EXERCISE DETAILS:
Print the material below exactly as it stands, please, from its first line to the line holding "right = 0.18cm", with no pictures.

== DATASET CONTENT ==

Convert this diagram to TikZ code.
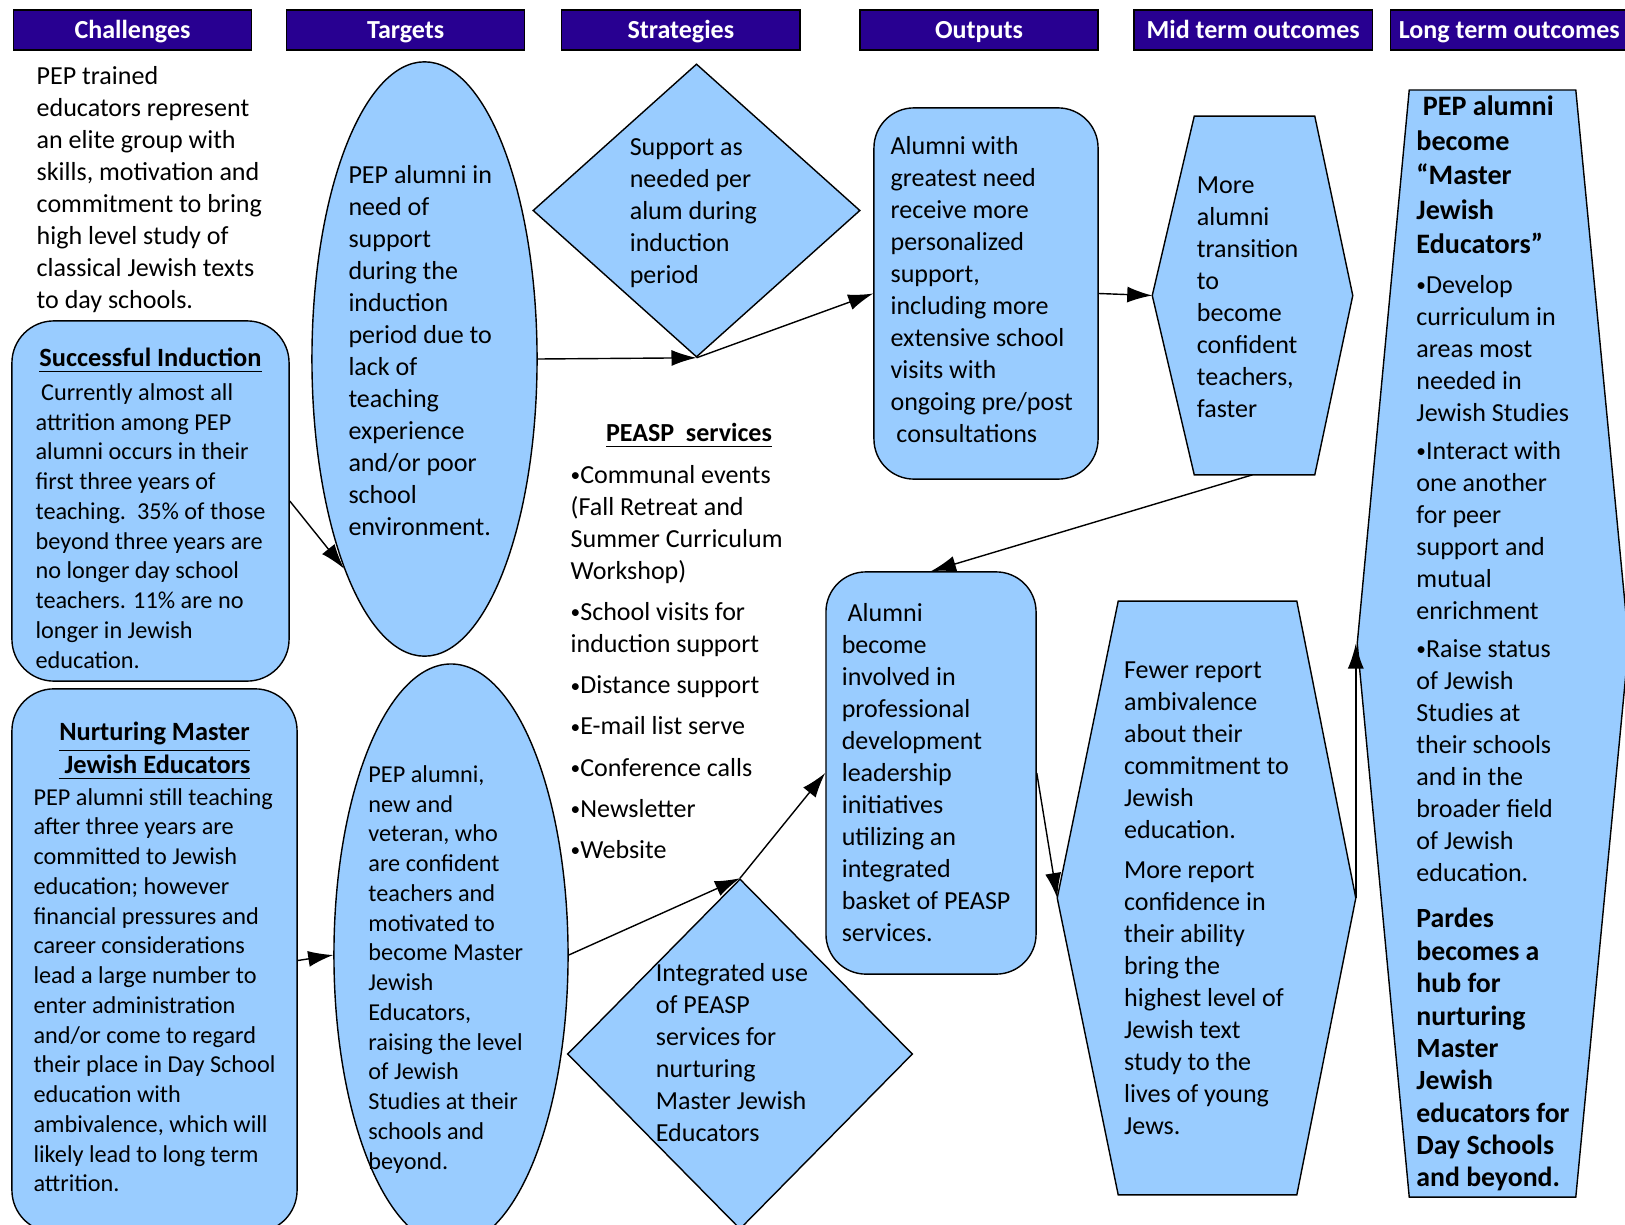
\documentclass[tikz,border=0pt]{standalone}
\usepackage{fontspec}
\setmainfont{Carlito}
\usetikzlibrary{positioning}
\usetikzlibrary{arrows.meta, shapes, backgrounds, calc}

\definecolor{hdrblue}{RGB}{40,0,145}
\definecolor{boxblue}{RGB}{153,204,255}
\newcommand{\ltbold}[1]{{\fontsize{8}{9.8}\selectfont\bfseries #1}}
\newcommand{\ltpardes}[1]{{\fontsize{7.9}{9.2}\selectfont\bfseries #1}}
\newcommand{\boxhead}[1]{{\fontsize{7.5}{9}\selectfont\bfseries\underline{#1}}}
\newcommand{\bul}{\raisebox{0.5pt}{\fontsize{5.5}{5.5}\selectfont\textbullet}}
% text block moved by (#1, #2) inside its shape
\newcommand{\nudged}[3]{\raisebox{#2}[\height][\depth]{\hspace*{#1}\begin{tabular}{@{}l@{}}#3\end{tabular}\hspace*{-#1}}}

\begin{document}
\begin{tikzpicture}[x=0.01cm, y=-0.01cm, >={Latex[length=2.5mm, width=1.6mm]}, font=\fontsize{7.4}{9.1}\selectfont]%

    \tikzstyle{hdr} = [ rectangle, thin, draw = black, fill = hdrblue, text = white, font = \fontsize{7.4}{9.1}\selectfont\bfseries, minimum width = 2.38cm, minimum height = 0.4cm, inner sep = 0pt, outer sep = 0pt, text height = 0.7em, text depth = 0.22em]
    \tikzstyle{rbox} = [ rectangle, rounded corners = 0.42cm, thin, draw = black, fill = boxblue, inner sep = 0pt, align = left]
    \tikzstyle{oval} = [ ellipse, thin, draw = black, fill = boxblue, inner sep = 0pt, align = left]
    \tikzstyle{dmd} = [ diamond, thin, draw = black, fill = boxblue, inner sep = -1pt, align = left]
    \tikzstyle{hexa} = [ rectangle, inner sep = 0pt, align = left]
    \tikzstyle{hexline} = [ thin, draw = black, fill = boxblue]
    \tikzstyle{smalltxt} = [ font = \fontsize{6.9}{8.46}\selectfont]
    \tikzstyle{plain} = [ inner sep = 0pt, align = left]
    \tikzstyle{flowarrow} = [ ->, thin]

    \useasboundingbox (0,0) rectangle (1625,1224);
    \clip (0,0) rectangle (1625,1224);

    %% Column headers
    \node [hdr] (hd_chal) at (132.5, 30) {Challenges};
    \node [hdr, right = 0.35cm of hd_chal] (hd_tgt) {Targets};
    \node [hdr, right = 0.37cm of hd_tgt] (hd_str) {Strategies};
    \node [hdr, right = 0.6cm of hd_str] (hd_out) {Outputs};
    \node [hdr, right = 0.36cm of hd_out] (hd_mid) {Mid term outcomes};
    \node [hdr, right = 0.18cm of hd_mid] (hd_long) {Long term outcomes};

    %% Challenges
    \node [plain, anchor = west] (chal_txt) at (36, 190) {PEP trained\\ educators represent\\ an elite group with\\ skills, motivation and\\ commitment to bring\\ high level study of\\ classical Jewish texts\\ to day schools.};

    \node [rbox, smalltxt, minimum width = 2.77cm, minimum height = 3.6cm] (chal_si) at (150.5, 501) {\nudged{0pt}{-2.9pt}{
        \multicolumn{1}{@{}c@{}}{\boxhead{Successful Induction}}\\[1.2pt]
        \ Currently almost all\\ attrition among PEP\\ alumni occurs in their\\ first three years of\\ teaching.\ \ 35\% of those\\ beyond three years are\\ no longer day school\\ teachers. 11\% are no\\ longer in Jewish\\ education.}};

    \node [rbox, smalltxt, minimum width = 2.85cm, minimum height = 5.43cm] (chal_nm) at (154.5, 960.5) {\begin{tabular}{@{}l@{}}
        \multicolumn{1}{@{}c@{}}{\boxhead{Nurturing Master}}\\[0.3pt]
        \multicolumn{1}{@{}c@{}}{\boxhead{\ Jewish Educators}}\\[0.6pt]
        PEP alumni still teaching\\ after three years are\\ committed to Jewish\\ education; however\\ financial pressures and\\ career considerations\\ lead a large number to\\ enter administration\\ and/or come to regard\\ their place in Day School\\ education with\\ ambivalence, which will\\ likely lead to long term\\ attrition.
        \end{tabular}};

    %% Targets
    \node [oval, minimum width = 2.25cm, minimum height = 5.94cm] (tgt_1) at (424.5, 359) {\nudged{-1.2pt}{1.6pt}{PEP alumni in\\ need of\\ support\\ during the\\ induction\\ period due to\\ lack of\\ teaching\\ experience\\ and/or poor\\ school\\ environment.}};

    \node [oval, smalltxt, inner ysep = -0.7pt, minimum width = 2.34cm, minimum height = 5.74cm] (tgt_2) at (451, 955) {\nudged{-1.5pt}{-4.2pt}{PEP alumni,\\ new and\\ veteran, who\\ are confident\\ teachers and\\ motivated to\\ become Master\\ Jewish\\ Educators,\\ raising the level\\ of Jewish\\ Studies at their\\ schools and\\ beyond.}};

    %% Strategies
    \node [dmd, minimum width = 3.27cm, minimum height = 2.93cm] (str_1) at (696.5, 210.5) {\nudged{-0.9pt}{-0.8pt}{Support as\\ needed per\\ alum during\\ induction\\ period}};

    \node [dmd, minimum width = 3.45cm, minimum height = 3.5cm] (str_2) at (740, 1054) {\nudged{-2.3pt}{-0.4pt}{Integrated use\\ of PEASP\\ services for\\ nurturing\\ Master Jewish\\ Educators}};

    \node [plain] (svc_head) at (689, 436) {\bfseries\underline{PEASP~ services}};
    \node [plain, anchor = west] (svc_list) at (570, 662) {\bul Communal events\\ (Fall Retreat and\\ Summer Curriculum\\ Workshop)\\[2.6pt]
        \bul School visits for\\ induction support\\[2.6pt]
        \bul Distance support\\[2.6pt]
        \bul E-mail list serve\\[2.6pt]
        \bul Conference calls\\[2.6pt]
        \bul Newsletter\\[2.6pt]
        \bul Website};

    %% Outputs
    \node [rbox, rounded corners = 0.4cm, minimum width = 2.24cm, minimum height = 3.71cm] (out_1) at (986, 293.5) {\nudged{-1.2pt}{0.3pt}{Alumni with\\ greatest need\\ receive more\\ personalized\\ support,\\ including more\\ extensive school\\ visits with\\ ongoing pre/post\\ \ consultations}};

    \node [rbox, rounded corners = 0.4cm, minimum width = 2.1cm, minimum height = 4.02cm] (out_2) at (931, 773) {\nudged{-1.4pt}{-0.5pt}{\ Alumni\\ become\\ involved in\\ professional\\ development\\ leadership\\ initiatives\\ utilizing an\\ integrated\\ basket of PEASP\\ services.}};

    %% Mid and long term outcomes
    \node [hexa, minimum width = 1.99cm, minimum height = 3.57cm] (mid_1) at (1252.5, 295.5) {\nudged{-1.4pt}{-0.9pt}{More\\ alumni\\ transition\\ to\\ become\\ confident\\ teachers,\\ faster}};

    \node [hexa, minimum width = 2.97cm, minimum height = 5.92cm] (mid_2) at (1206.5, 898) {Fewer report\\ ambivalence\\ about their\\ commitment to\\ Jewish\\ education.\\[2.2pt]
        More report\\ confidence in\\ their ability\\ bring the\\ highest level of\\ Jewish text\\ study to the\\ lives of young\\ Jews.};

    \node [hexa, minimum width = 2.7cm, minimum height = 11.05cm] (long_1) at (1493, 643.5) {\ltbold{\ PEP alumni}\\[0.7pt] \ltbold{become}\\[0.7pt] \ltbold{“Master}\\[0.7pt] \ltbold{Jewish}\\[0.7pt] \ltbold{Educators”}\\[2.2pt]
        \bul Develop\\ curriculum in\\ areas most\\ needed in\\ Jewish Studies\\[1.8pt]
        \bul Interact with\\ one another\\ for peer\\ support and\\ mutual\\ enrichment\\[1.6pt]
        \bul Raise status\\ of Jewish\\ Studies at\\ their schools\\ and in the\\ broader field\\ of Jewish\\ education.\\[4.2pt]
        \ltpardes{Pardes}\\[0.1pt] \ltpardes{becomes a}\\[0.1pt] \ltpardes{hub for}\\[0.1pt] \ltpardes{nurturing}\\[0.1pt] \ltpardes{Master}\\[0.1pt] \ltpardes{Jewish}\\[0.1pt] \ltpardes{educators for}\\[0.1pt] \ltpardes{Day Schools}\\[0.1pt] \ltpardes{and beyond.}};

    \begin{scope}[on background layer]
        \draw [hexline] ($(mid_1.north west)+(42,0)$) -- ($(mid_1.north east)+(-38,0)$) -- (mid_1.east) -- ($(mid_1.south east)+(-38,0)$) -- ($(mid_1.south west)+(42,0)$) -- (mid_1.west) -- cycle;
        \draw [hexline] ($(mid_2.north west)+(61,0)$) -- ($(mid_2.north east)+(-59,0)$) -- (mid_2.east) -- ($(mid_2.south east)+(-59,0)$) -- ($(mid_2.south west)+(61,0)$) -- (mid_2.west) -- cycle;
        \draw [hexline] ($(long_1.north west)+(52,0)$) -- ($(long_1.north east)+(-53,0)$) -- (long_1.east) -- ($(long_1.south east)+(-53,0)$) -- ($(long_1.south west)+(52,0)$) -- (long_1.west) -- cycle;
    \end{scope}

    %% Links
    \draw [flowarrow] (chal_si.east) -- (tgt_1.249);
    \draw [flowarrow] (tgt_1.east) -- (str_1.south);
    \draw [flowarrow] (str_1.south) -- (out_1.west);
    \draw [flowarrow] (out_1.east) -- (mid_1.west);
    \draw [flowarrow] (mid_1.south) -- (out_2.north);
    \draw [flowarrow] (out_2.east) -- (mid_2.west);
    \draw [flowarrow] (mid_2.east) -- (mid_2.east |- long_1.west);

    \draw [flowarrow] (chal_nm.east) -- (tgt_2.west);
    \draw [flowarrow] (tgt_2.east) -- (str_2.north);
    \draw [flowarrow] (str_2.north) -- (out_2.west);

\end{tikzpicture}
\end{document}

===

CORRECT ANSWER:
Convert this diagram to TikZ code.
\documentclass[tikz,border=0pt]{standalone}
\usepackage{fontspec}
\setmainfont{Carlito}
\usetikzlibrary{positioning}
\usetikzlibrary{arrows.meta, shapes, backgrounds, calc}

\definecolor{hdrblue}{RGB}{40,0,145}
\definecolor{boxblue}{RGB}{153,204,255}
\newcommand{\ltbold}[1]{{\fontsize{8}{9.8}\selectfont\bfseries #1}}
\newcommand{\ltpardes}[1]{{\fontsize{7.9}{9.2}\selectfont\bfseries #1}}
\newcommand{\boxhead}[1]{{\fontsize{7.5}{9}\selectfont\bfseries\underline{#1}}}
\newcommand{\bul}{\raisebox{0.5pt}{\fontsize{5.5}{5.5}\selectfont\textbullet}}
% text block moved by (#1, #2) inside its shape
\newcommand{\nudged}[3]{\raisebox{#2}[\height][\depth]{\hspace*{#1}\begin{tabular}{@{}l@{}}#3\end{tabular}\hspace*{-#1}}}

\begin{document}
\begin{tikzpicture}[x=0.01cm, y=-0.01cm, >={Latex[length=2.5mm, width=1.6mm]}, font=\fontsize{7.4}{9.1}\selectfont]%

    \tikzstyle{hdr} = [ rectangle, thin, draw = black, fill = hdrblue, text = white, font = \fontsize{7.4}{9.1}\selectfont\bfseries, minimum width = 2.38cm, minimum height = 0.4cm, inner sep = 0pt, outer sep = 0pt, text height = 0.7em, text depth = 0.22em]
    \tikzstyle{rbox} = [ rectangle, rounded corners = 0.42cm, thin, draw = black, fill = boxblue, inner sep = 0pt, align = left]
    \tikzstyle{oval} = [ ellipse, thin, draw = black, fill = boxblue, inner sep = 0pt, align = left]
    \tikzstyle{dmd} = [ diamond, thin, draw = black, fill = boxblue, inner sep = -1pt, align = left]
    \tikzstyle{hexa} = [ rectangle, inner sep = 0pt, align = left]
    \tikzstyle{hexline} = [ thin, draw = black, fill = boxblue]
    \tikzstyle{smalltxt} = [ font = \fontsize{6.9}{8.46}\selectfont]
    \tikzstyle{plain} = [ inner sep = 0pt, align = left]
    \tikzstyle{flowarrow} = [ ->, thin]

    \useasboundingbox (0,0) rectangle (1625,1224);
    \clip (0,0) rectangle (1625,1224);

    %% Column headers
    \node [hdr] (hd_chal) at (132.5, 30) {Challenges};
    \node [hdr, right = 0.35cm of hd_chal] (hd_tgt) {Targets};
    \node [hdr, right = 0.37cm of hd_tgt] (hd_str) {Strategies};
    \node [hdr, right = 0.6cm of hd_str] (hd_out) {Outputs};
    \node [hdr, right = 0.36cm of hd_out] (hd_mid) {Mid term outcomes};
    \node [hdr, right = 0.18cm of hd_mid] (hd_long) {Long term outcomes};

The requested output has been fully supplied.